GIVEN PROBLEM
Present each line of the entries below that holds the word "this".

INFORMATION SHOWN

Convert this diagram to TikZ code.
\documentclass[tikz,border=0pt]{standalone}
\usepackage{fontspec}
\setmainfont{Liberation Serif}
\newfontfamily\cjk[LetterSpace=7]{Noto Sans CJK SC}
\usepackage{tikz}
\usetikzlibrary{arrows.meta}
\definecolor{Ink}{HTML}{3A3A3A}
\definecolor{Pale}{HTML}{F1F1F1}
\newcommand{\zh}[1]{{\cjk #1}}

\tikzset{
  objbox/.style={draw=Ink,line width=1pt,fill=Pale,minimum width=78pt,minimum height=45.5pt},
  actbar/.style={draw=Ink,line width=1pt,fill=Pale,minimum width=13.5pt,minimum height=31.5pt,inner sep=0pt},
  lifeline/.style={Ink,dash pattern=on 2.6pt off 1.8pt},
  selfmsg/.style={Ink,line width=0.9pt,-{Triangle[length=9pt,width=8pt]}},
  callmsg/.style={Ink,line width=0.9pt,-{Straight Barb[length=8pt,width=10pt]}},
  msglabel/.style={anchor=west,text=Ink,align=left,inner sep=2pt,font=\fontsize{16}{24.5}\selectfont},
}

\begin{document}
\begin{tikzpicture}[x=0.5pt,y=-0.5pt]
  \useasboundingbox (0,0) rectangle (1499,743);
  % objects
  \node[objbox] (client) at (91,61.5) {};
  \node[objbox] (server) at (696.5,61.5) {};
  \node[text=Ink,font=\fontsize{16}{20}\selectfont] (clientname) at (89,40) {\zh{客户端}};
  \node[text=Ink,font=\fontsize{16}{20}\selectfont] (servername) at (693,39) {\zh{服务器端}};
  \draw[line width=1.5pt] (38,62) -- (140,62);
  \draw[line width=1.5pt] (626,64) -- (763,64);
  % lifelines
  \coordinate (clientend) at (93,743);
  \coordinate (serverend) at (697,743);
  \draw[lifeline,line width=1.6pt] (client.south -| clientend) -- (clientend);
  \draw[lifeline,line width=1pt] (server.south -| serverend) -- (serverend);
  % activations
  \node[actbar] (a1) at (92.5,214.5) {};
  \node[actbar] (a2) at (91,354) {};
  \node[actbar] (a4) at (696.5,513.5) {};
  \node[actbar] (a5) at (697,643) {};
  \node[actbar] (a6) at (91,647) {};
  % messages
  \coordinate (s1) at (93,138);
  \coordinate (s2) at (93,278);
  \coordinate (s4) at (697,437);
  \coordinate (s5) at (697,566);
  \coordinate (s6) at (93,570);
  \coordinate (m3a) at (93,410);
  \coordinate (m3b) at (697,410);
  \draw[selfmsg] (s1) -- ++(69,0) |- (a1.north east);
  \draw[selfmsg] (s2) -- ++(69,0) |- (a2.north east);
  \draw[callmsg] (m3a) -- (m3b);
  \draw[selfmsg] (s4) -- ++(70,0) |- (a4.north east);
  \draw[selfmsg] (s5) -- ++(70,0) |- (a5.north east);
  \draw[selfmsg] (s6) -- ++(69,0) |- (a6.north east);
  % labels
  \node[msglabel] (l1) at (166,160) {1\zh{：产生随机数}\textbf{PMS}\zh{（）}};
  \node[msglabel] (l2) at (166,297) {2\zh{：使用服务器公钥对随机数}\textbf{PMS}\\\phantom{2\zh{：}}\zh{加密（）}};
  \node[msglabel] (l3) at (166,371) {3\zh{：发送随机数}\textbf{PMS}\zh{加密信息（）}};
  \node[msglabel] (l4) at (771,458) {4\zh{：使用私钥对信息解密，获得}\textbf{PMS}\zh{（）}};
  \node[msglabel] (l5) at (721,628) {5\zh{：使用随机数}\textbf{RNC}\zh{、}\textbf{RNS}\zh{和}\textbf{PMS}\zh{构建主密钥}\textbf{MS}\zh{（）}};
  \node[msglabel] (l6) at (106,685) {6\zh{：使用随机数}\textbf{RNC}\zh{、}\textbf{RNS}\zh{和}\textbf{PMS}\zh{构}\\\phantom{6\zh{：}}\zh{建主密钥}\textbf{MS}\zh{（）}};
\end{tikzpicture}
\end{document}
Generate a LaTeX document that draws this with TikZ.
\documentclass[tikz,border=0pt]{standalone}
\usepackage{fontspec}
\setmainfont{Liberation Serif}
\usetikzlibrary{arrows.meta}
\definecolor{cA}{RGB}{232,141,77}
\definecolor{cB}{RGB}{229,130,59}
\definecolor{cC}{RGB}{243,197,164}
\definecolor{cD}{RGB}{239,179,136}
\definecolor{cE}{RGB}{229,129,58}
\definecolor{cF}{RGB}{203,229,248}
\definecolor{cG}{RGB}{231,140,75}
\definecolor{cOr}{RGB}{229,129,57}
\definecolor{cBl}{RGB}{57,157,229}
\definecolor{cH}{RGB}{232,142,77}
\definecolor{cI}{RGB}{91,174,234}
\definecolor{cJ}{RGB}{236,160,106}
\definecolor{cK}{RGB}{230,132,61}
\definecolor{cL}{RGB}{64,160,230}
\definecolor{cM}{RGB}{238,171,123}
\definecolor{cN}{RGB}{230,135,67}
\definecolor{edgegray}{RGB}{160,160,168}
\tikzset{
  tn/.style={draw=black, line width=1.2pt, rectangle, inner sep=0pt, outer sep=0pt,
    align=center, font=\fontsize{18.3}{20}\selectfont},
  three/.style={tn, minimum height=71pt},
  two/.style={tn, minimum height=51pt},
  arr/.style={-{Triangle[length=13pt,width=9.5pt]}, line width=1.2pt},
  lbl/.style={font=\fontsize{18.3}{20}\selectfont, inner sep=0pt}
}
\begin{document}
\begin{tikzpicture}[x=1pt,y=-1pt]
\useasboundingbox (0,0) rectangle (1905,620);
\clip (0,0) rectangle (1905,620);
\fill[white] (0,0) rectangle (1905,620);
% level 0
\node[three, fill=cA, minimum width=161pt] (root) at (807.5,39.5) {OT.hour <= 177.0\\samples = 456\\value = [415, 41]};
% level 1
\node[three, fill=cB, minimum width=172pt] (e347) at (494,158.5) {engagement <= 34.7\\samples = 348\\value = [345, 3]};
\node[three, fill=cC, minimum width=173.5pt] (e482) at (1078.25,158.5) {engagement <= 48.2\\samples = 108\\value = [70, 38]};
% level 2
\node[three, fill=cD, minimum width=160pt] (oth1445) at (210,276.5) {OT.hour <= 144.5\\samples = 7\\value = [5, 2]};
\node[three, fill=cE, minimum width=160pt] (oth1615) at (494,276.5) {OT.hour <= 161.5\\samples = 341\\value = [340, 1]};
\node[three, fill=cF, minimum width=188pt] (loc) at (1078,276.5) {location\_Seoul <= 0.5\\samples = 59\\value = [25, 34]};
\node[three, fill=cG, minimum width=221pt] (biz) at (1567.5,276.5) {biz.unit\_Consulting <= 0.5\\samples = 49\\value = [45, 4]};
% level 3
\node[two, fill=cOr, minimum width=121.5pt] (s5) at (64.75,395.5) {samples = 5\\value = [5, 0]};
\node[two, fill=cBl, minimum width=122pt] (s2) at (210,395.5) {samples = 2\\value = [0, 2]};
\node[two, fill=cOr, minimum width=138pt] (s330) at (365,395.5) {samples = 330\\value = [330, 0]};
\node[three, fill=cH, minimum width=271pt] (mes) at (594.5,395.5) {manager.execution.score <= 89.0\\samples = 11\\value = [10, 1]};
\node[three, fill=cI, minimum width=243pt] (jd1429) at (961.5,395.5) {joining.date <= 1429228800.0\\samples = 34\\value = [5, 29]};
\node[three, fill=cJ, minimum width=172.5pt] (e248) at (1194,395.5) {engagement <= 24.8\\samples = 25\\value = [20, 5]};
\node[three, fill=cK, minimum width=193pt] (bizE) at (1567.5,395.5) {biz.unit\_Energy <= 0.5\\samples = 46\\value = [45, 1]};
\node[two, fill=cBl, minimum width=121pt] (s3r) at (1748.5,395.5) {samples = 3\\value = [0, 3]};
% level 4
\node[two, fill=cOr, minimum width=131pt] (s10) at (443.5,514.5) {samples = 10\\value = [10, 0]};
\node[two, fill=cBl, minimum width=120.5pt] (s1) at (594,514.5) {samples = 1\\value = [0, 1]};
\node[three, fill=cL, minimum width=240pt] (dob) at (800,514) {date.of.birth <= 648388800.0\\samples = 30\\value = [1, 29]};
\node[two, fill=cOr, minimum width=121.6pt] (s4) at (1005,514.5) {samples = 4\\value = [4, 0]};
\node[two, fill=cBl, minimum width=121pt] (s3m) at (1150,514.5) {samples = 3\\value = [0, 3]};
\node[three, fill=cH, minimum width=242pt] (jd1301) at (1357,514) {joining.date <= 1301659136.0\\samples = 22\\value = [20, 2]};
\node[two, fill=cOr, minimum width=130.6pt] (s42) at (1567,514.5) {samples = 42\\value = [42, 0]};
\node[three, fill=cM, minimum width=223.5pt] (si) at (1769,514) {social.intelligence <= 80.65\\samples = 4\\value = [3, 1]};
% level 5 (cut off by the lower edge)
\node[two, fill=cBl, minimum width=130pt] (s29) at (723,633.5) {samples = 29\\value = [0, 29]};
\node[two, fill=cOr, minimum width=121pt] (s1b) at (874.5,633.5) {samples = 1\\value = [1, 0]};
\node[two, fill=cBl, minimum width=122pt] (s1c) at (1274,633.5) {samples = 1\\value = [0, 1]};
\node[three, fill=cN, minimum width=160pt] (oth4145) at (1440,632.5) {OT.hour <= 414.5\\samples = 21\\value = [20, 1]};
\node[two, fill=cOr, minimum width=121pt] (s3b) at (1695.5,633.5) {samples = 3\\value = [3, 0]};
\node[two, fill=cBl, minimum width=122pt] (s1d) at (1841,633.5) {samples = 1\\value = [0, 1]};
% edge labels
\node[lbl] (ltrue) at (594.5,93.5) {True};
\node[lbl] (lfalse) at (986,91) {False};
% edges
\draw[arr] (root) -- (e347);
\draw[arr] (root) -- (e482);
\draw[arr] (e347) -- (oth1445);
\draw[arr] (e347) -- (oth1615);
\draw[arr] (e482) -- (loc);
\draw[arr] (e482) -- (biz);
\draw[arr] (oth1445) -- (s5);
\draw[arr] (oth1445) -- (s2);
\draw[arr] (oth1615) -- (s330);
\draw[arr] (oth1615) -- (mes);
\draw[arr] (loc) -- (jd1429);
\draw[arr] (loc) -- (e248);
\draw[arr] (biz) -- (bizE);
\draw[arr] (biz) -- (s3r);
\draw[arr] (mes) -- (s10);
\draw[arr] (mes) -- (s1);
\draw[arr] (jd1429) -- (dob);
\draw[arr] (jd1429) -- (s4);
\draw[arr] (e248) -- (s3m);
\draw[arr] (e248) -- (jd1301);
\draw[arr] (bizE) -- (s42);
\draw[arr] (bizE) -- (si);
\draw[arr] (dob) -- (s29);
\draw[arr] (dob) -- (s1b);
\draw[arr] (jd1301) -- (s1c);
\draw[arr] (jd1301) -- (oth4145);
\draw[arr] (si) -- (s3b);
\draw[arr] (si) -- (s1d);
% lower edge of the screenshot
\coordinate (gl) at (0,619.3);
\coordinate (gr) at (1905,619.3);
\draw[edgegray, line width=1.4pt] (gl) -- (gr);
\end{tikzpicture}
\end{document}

REPLY
Convert this diagram to TikZ code.
Generate a LaTeX document that draws this with TikZ.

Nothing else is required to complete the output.